Reproduce the records. Keep every word exact and include no images.

[Input records start]

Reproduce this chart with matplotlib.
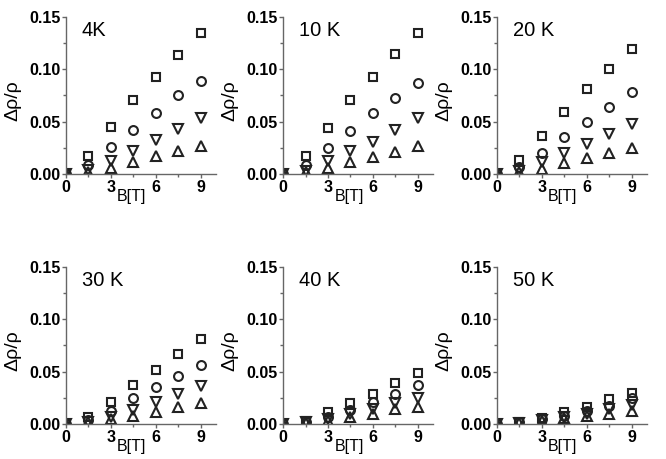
import matplotlib
matplotlib.use("Agg")
import matplotlib.pyplot as plt
from matplotlib.ticker import MultipleLocator, FormatStrFormatter

plt.rcParams['font.family'] = ['Liberation Sans', 'DejaVu Sans']

B = [0, 1.5, 3, 4.5, 6, 7.5, 9]
temps = ["4K", "10 K", "20 K", "30 K", "40 K", "50 K"]

sq = [
    [0, 0.0175, 0.045, 0.0705, 0.093, 0.114, 0.135],
    [0, 0.017, 0.044, 0.071, 0.093, 0.115, 0.135],
    [0, 0.013, 0.036, 0.059, 0.081, 0.100, 0.119],
    [0, 0.007, 0.021, 0.037, 0.052, 0.067, 0.081],
    [0, 0.003, 0.011, 0.020, 0.029, 0.039, 0.049],
    [0, 0.002, 0.006, 0.011, 0.0165, 0.024, 0.030],
]
ci = [
    [0, 0.009, 0.026, 0.042, 0.058, 0.075, 0.089],
    [0, 0.0086, 0.025, 0.041, 0.058, 0.073, 0.087],
    [0, 0.007, 0.0205, 0.035, 0.050, 0.064, 0.078],
    [0, 0.0035, 0.0127, 0.0245, 0.035, 0.046, 0.056],
    [0, 0.002, 0.007, 0.013, 0.0207, 0.029, 0.037],
    [0, 0.0015, 0.0048, 0.008, 0.0124, 0.0175, 0.0245],
]
dn = [
    [0, 0.004, 0.0127, 0.022, 0.032, 0.043, 0.053],
    [0, 0.003, 0.012, 0.022, 0.031, 0.042, 0.053],
    [0, 0.003, 0.011, 0.0196, 0.0285, 0.038, 0.048],
    [0, 0.002, 0.007, 0.013, 0.0207, 0.0286, 0.0365],
    [0, 0.0015, 0.0048, 0.0095, 0.014, 0.0197, 0.025],
    [0, 0.001, 0.0038, 0.007, 0.010, 0.014, 0.018],
]
up = [
    [0, 0.002, 0.006, 0.011, 0.0175, 0.022, 0.027],
    [0, 0.002, 0.006, 0.011, 0.0165, 0.021, 0.027],
    [0, 0.002, 0.005, 0.010, 0.015, 0.0196, 0.025],
    [0, 0.0015, 0.0045, 0.008, 0.011, 0.016, 0.0197],
    [0, 0.001, 0.003, 0.0064, 0.0095, 0.014, 0.0165],
    [0, 0.001, 0.003, 0.0054, 0.008, 0.010, 0.0124],
]

fig = plt.figure(figsize=(6.66, 4.59), dpi=100)
lefts = [0.099, 0.425, 0.746]
bottoms = [0.621, 0.0763]
w, h = 0.225, 0.342
mc = '#222222'
axc = '#666666'

for i, t in enumerate(temps):
    r, c = divmod(i, 3)
    ax = fig.add_axes([lefts[c], bottoms[r], w, h])
    ax.plot(B, sq[i], ls='none', marker='s', ms=6.0, mfc='none', mec=mc, mew=1.5)
    ax.plot(B, ci[i], ls='none', marker='o', ms=6.4, mfc='none', mec=mc, mew=1.5)
    ax.plot(B, dn[i], ls='none', marker='v', ms=7.4, mfc='none', mec=mc, mew=1.5)
    ax.plot(B, up[i], ls='none', marker='^', ms=7.4, mfc='none', mec=mc, mew=1.5)
    ax.set_xlim(0, 10)
    ax.set_ylim(0, 0.15)
    for s in ['top', 'right']:
        ax.spines[s].set_visible(False)
    for s in ['left', 'bottom']:
        ax.spines[s].set_color(axc)
        ax.spines[s].set_linewidth(1.0)
    ax.xaxis.set_major_locator(MultipleLocator(3))
    ax.xaxis.set_minor_locator(MultipleLocator(1.5))
    ax.yaxis.set_major_locator(MultipleLocator(0.05))
    ax.yaxis.set_minor_locator(MultipleLocator(0.025))
    ax.yaxis.set_major_formatter(FormatStrFormatter('%.2f'))
    ax.tick_params(which='major', length=3, width=1, color=axc, pad=1,
                   labelsize=11.5)
    ax.tick_params(which='minor', length=2, width=1, color=axc)
    for lab in ax.get_xticklabels() + ax.get_yticklabels():
        lab.set_fontweight('bold')
    ax.set_xlabel('B[T]', fontsize=11.5)
    ax.xaxis.set_label_coords(0.44, -0.095)
    ax.set_ylabel('Δρ/ρ', fontsize=14)
    ax.yaxis.set_label_coords(-0.30, 0.47)
    ax.text(0.105, 0.975, t, transform=ax.transAxes, fontsize=14.5, va='top', ha='left')

fig.savefig('out.png', dpi=100)
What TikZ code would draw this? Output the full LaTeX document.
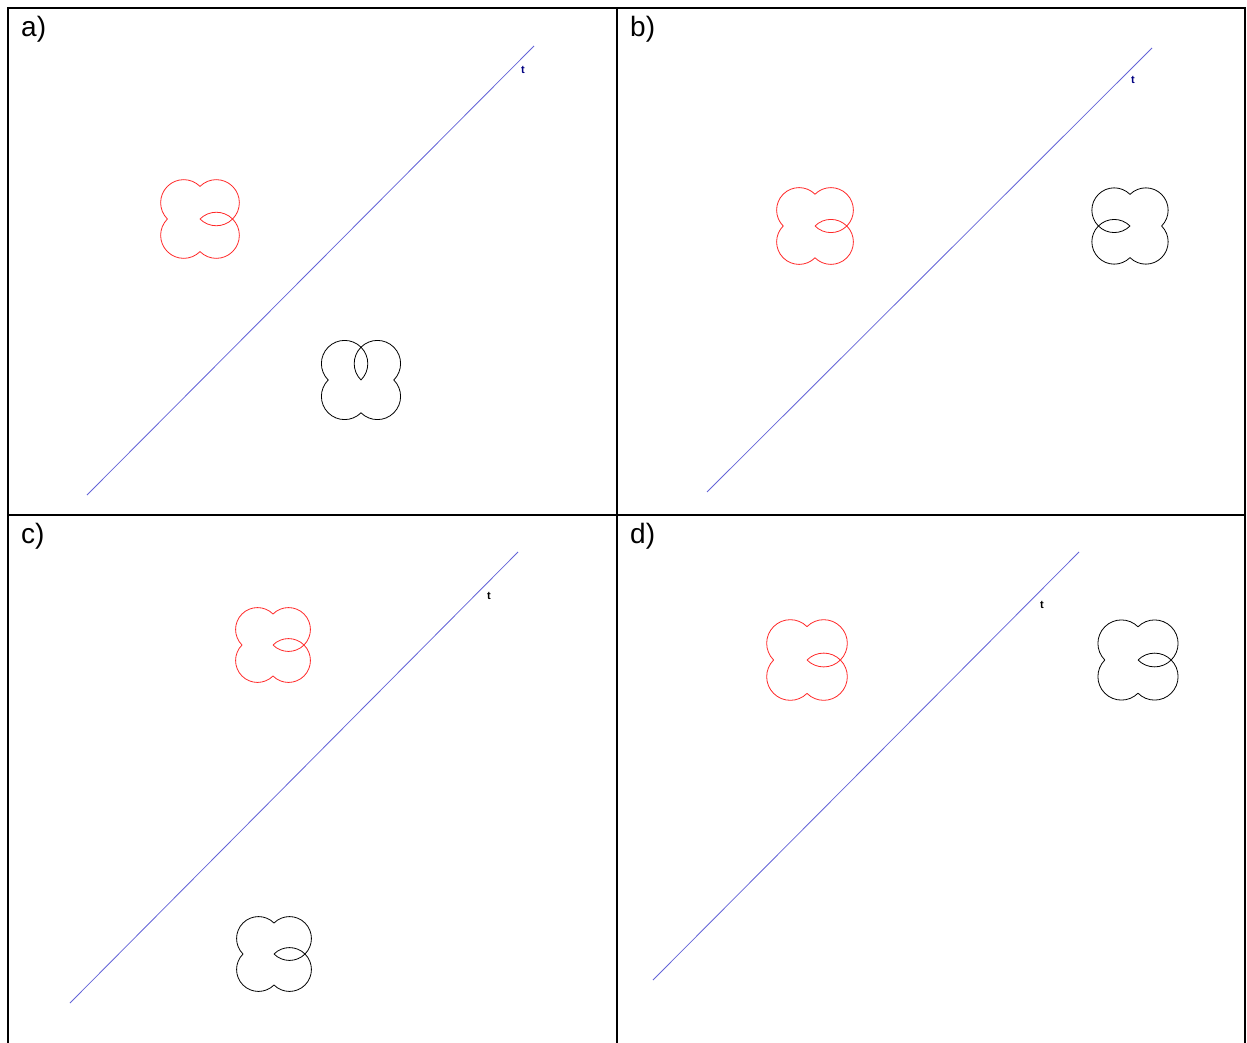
\documentclass[tikz,border=0pt]{standalone}
\usepackage{fontspec}
\setmainfont{Liberation Sans}
\definecolor{axisblue}{RGB}{100,100,215}
\definecolor{navy}{RGB}{0,0,128}
\definecolor{cred}{RGB}{255,40,40}
\tikzset{
  frame/.style={line width=1.5pt, black},
  axis/.style={line width=0.8pt, axisblue},
  shp/.style={line width=0.8pt},
  plabel/.style={font=\fontsize{28}{28}\selectfont, anchor=west, inner sep=0pt},
  tlabel/.style={font=\fontsize{11}{11}\selectfont\bfseries, inner sep=0pt},
}
% #1 style, #2 x, #3 y, #4 a, #5 lens side angle
\newcommand\cloverdraw[5]{%
  \begin{scope}[shift={(#2,#3)}]
    \foreach \f in {45,135,225,315}{
      \draw[shp,#1] (\f:{#4*1.41421}) ++({\f-90}:{#4*1.41421})
        arc[start angle={\f-90}, end angle={\f+90}, radius={#4*1.41421}];
    }
    \pgfmathsetmacro\fa{#5-45}
    \pgfmathsetmacro\fb{#5+45}
    \draw[shp,#1] (\fa:{#4*1.41421}) ++({\fa+90}:{#4*1.41421})
      arc[start angle={\fa+90}, end angle={\fa+180}, radius={#4*1.41421}];
    \draw[shp,#1] (\fb:{#4*1.41421}) ++({\fb+180}:{#4*1.41421})
      arc[start angle={\fb+180}, end angle={\fb+270}, radius={#4*1.41421}];
  \end{scope}%
}
\begin{document}
\begin{tikzpicture}[x=1pt,y=-1pt]
\useasboundingbox (0,0) rectangle (1247,1043);
% frame
\draw[frame] (8,1043) -- (8,8) -- (1245,8) -- (1245,1043);
\draw[frame] (617,8) -- (617,1043);
\draw[frame] (8,515) -- (1245,515);
% panel labels
\node[plabel] (la) at (21,29) {a)};
\node[plabel] (lb) at (630,29) {b)};
\node[plabel] (lc) at (21,536) {c)};
\node[plabel] (ld) at (630,536) {d)};
% axes
\coordinate (a1) at (87,495); \coordinate (a2) at (534,46);
\coordinate (b1) at (707,492); \coordinate (b2) at (1152,48);
\coordinate (c1) at (70,1003); \coordinate (c2) at (518,552);
\coordinate (d1) at (653,980); \coordinate (d2) at (1079,552);
\draw[axis] (a1) -- (a2);
\draw[axis] (b1) -- (b2);
\draw[axis] (c1) -- (c2);
\draw[axis] (d1) -- (d2);
\node[tlabel, text=navy] (ta) at (523,70) {t};
\node[tlabel, text=navy] (tb) at (1133,80) {t};
\node[tlabel] (tc) at (489,596) {t};
\node[tlabel] (td) at (1042,605) {t};
% shapes
\cloverdraw{cred}{200}{219}{16.3}{0}
\cloverdraw{black}{361}{380}{16.4}{-90}
\cloverdraw{cred}{815}{226}{15.9}{0}
\cloverdraw{black}{1130}{226}{15.8}{180}
\cloverdraw{cred}{273}{645}{15.5}{0}
\cloverdraw{black}{274}{954}{15.5}{0}
\cloverdraw{cred}{807}{660}{16.7}{0}
\cloverdraw{black}{1138}{660}{16.6}{0}
\end{tikzpicture}
\end{document}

[Input records end]

◆ **Solution to the problem**:
Reproduce this chart with matplotlib.
import matplotlib
matplotlib.use("Agg")
import matplotlib.pyplot as plt
from matplotlib.ticker import MultipleLocator, FormatStrFormatter

plt.rcParams['font.family'] = ['Liberation Sans', 'DejaVu Sans']

B = [0, 1.5, 3, 4.5, 6, 7.5, 9]
temps = ["4K", "10 K", "20 K", "30 K", "40 K", "50 K"]

sq = [
    [0, 0.0175, 0.045, 0.0705, 0.093, 0.114, 0.135],
    [0, 0.017, 0.044, 0.071, 0.093, 0.115, 0.135],
    [0, 0.013, 0.036, 0.059, 0.081, 0.100, 0.119],
    [0, 0.007, 0.021, 0.037, 0.052, 0.067, 0.081],
    [0, 0.003, 0.011, 0.020, 0.029, 0.039, 0.049],
    [0, 0.002, 0.006, 0.011, 0.0165, 0.024, 0.030],
]
ci = [
    [0, 0.009, 0.026, 0.042, 0.058, 0.075, 0.089],
    [0, 0.0086, 0.025, 0.041, 0.058, 0.073, 0.087],
    [0, 0.007, 0.0205, 0.035, 0.050, 0.064, 0.078],
    [0, 0.0035, 0.0127, 0.0245, 0.035, 0.046, 0.056],
    [0, 0.002, 0.007, 0.013, 0.0207, 0.029, 0.037],
    [0, 0.0015, 0.0048, 0.008, 0.0124, 0.0175, 0.0245],
]
dn = [
    [0, 0.004, 0.0127, 0.022, 0.032, 0.043, 0.053],
    [0, 0.003, 0.012, 0.022, 0.031, 0.042, 0.053],
    [0, 0.003, 0.011, 0.0196, 0.0285, 0.038, 0.048],
    [0, 0.002, 0.007, 0.013, 0.0207, 0.0286, 0.0365],
    [0, 0.0015, 0.0048, 0.0095, 0.014, 0.0197, 0.025],
    [0, 0.001, 0.0038, 0.007, 0.010, 0.014, 0.018],
]
up = [
    [0, 0.002, 0.006, 0.011, 0.0175, 0.022, 0.027],
    [0, 0.002, 0.006, 0.011, 0.0165, 0.021, 0.027],
    [0, 0.002, 0.005, 0.010, 0.015, 0.0196, 0.025],
    [0, 0.0015, 0.0045, 0.008, 0.011, 0.016, 0.0197],
    [0, 0.001, 0.003, 0.0064, 0.0095, 0.014, 0.0165],
    [0, 0.001, 0.003, 0.0054, 0.008, 0.010, 0.0124],
]

fig = plt.figure(figsize=(6.66, 4.59), dpi=100)
lefts = [0.099, 0.425, 0.746]
bottoms = [0.621, 0.0763]
w, h = 0.225, 0.342
mc = '#222222'
axc = '#666666'

for i, t in enumerate(temps):
    r, c = divmod(i, 3)
    ax = fig.add_axes([lefts[c], bottoms[r], w, h])
    ax.plot(B, sq[i], ls='none', marker='s', ms=6.0, mfc='none', mec=mc, mew=1.5)
    ax.plot(B, ci[i], ls='none', marker='o', ms=6.4, mfc='none', mec=mc, mew=1.5)
    ax.plot(B, dn[i], ls='none', marker='v', ms=7.4, mfc='none', mec=mc, mew=1.5)
    ax.plot(B, up[i], ls='none', marker='^', ms=7.4, mfc='none', mec=mc, mew=1.5)
    ax.set_xlim(0, 10)
    ax.set_ylim(0, 0.15)
    for s in ['top', 'right']:
        ax.spines[s].set_visible(False)
    for s in ['left', 'bottom']:
        ax.spines[s].set_color(axc)
        ax.spines[s].set_linewidth(1.0)
    ax.xaxis.set_major_locator(MultipleLocator(3))
    ax.xaxis.set_minor_locator(MultipleLocator(1.5))
    ax.yaxis.set_major_locator(MultipleLocator(0.05))
    ax.yaxis.set_minor_locator(MultipleLocator(0.025))
    ax.yaxis.set_major_formatter(FormatStrFormatter('%.2f'))
    ax.tick_params(which='major', length=3, width=1, color=axc, pad=1,
                   labelsize=11.5)
    ax.tick_params(which='minor', length=2, width=1, color=axc)
    for lab in ax.get_xticklabels() + ax.get_yticklabels():
        lab.set_fontweight('bold')
    ax.set_xlabel('B[T]', fontsize=11.5)
    ax.xaxis.set_label_coords(0.44, -0.095)
    ax.set_ylabel('Δρ/ρ', fontsize=14)
    ax.yaxis.set_label_coords(-0.30, 0.47)
    ax.text(0.105, 0.975, t, transform=ax.transAxes, fontsize=14.5, va='top', ha='left')

fig.savefig('out.png', dpi=100)
What TikZ code would draw this? Output the full LaTeX document.
\documentclass[tikz,border=0pt]{standalone}
\usepackage{fontspec}
\setmainfont{Liberation Sans}
\definecolor{axisblue}{RGB}{100,100,215}
\definecolor{navy}{RGB}{0,0,128}
\definecolor{cred}{RGB}{255,40,40}
\tikzset{
  frame/.style={line width=1.5pt, black},
  axis/.style={line width=0.8pt, axisblue},
  shp/.style={line width=0.8pt},
  plabel/.style={font=\fontsize{28}{28}\selectfont, anchor=west, inner sep=0pt},
  tlabel/.style={font=\fontsize{11}{11}\selectfont\bfseries, inner sep=0pt},
}
% #1 style, #2 x, #3 y, #4 a, #5 lens side angle
\newcommand\cloverdraw[5]{%
  \begin{scope}[shift={(#2,#3)}]
    \foreach \f in {45,135,225,315}{
      \draw[shp,#1] (\f:{#4*1.41421}) ++({\f-90}:{#4*1.41421})
        arc[start angle={\f-90}, end angle={\f+90}, radius={#4*1.41421}];
    }
    \pgfmathsetmacro\fa{#5-45}
    \pgfmathsetmacro\fb{#5+45}
    \draw[shp,#1] (\fa:{#4*1.41421}) ++({\fa+90}:{#4*1.41421})
      arc[start angle={\fa+90}, end angle={\fa+180}, radius={#4*1.41421}];
    \draw[shp,#1] (\fb:{#4*1.41421}) ++({\fb+180}:{#4*1.41421})
      arc[start angle={\fb+180}, end angle={\fb+270}, radius={#4*1.41421}];
  \end{scope}%
}
\begin{document}
\begin{tikzpicture}[x=1pt,y=-1pt]
\useasboundingbox (0,0) rectangle (1247,1043);
% frame
\draw[frame] (8,1043) -- (8,8) -- (1245,8) -- (1245,1043);
\draw[frame] (617,8) -- (617,1043);
\draw[frame] (8,515) -- (1245,515);
% panel labels
\node[plabel] (la) at (21,29) {a)};
\node[plabel] (lb) at (630,29) {b)};
\node[plabel] (lc) at (21,536) {c)};
\node[plabel] (ld) at (630,536) {d)};
% axes
\coordinate (a1) at (87,495); \coordinate (a2) at (534,46);
\coordinate (b1) at (707,492); \coordinate (b2) at (1152,48);
\coordinate (c1) at (70,1003); \coordinate (c2) at (518,552);
\coordinate (d1) at (653,980); \coordinate (d2) at (1079,552);
\draw[axis] (a1) -- (a2);
\draw[axis] (b1) -- (b2);
\draw[axis] (c1) -- (c2);
\draw[axis] (d1) -- (d2);
\node[tlabel, text=navy] (ta) at (523,70) {t};
\node[tlabel, text=navy] (tb) at (1133,80) {t};
\node[tlabel] (tc) at (489,596) {t};
\node[tlabel] (td) at (1042,605) {t};
% shapes
\cloverdraw{cred}{200}{219}{16.3}{0}
\cloverdraw{black}{361}{380}{16.4}{-90}
\cloverdraw{cred}{815}{226}{15.9}{0}
\cloverdraw{black}{1130}{226}{15.8}{180}
\cloverdraw{cred}{273}{645}{15.5}{0}
\cloverdraw{black}{274}{954}{15.5}{0}
\cloverdraw{cred}{807}{660}{16.7}{0}
\cloverdraw{black}{1138}{660}{16.6}{0}
\end{tikzpicture}
\end{document}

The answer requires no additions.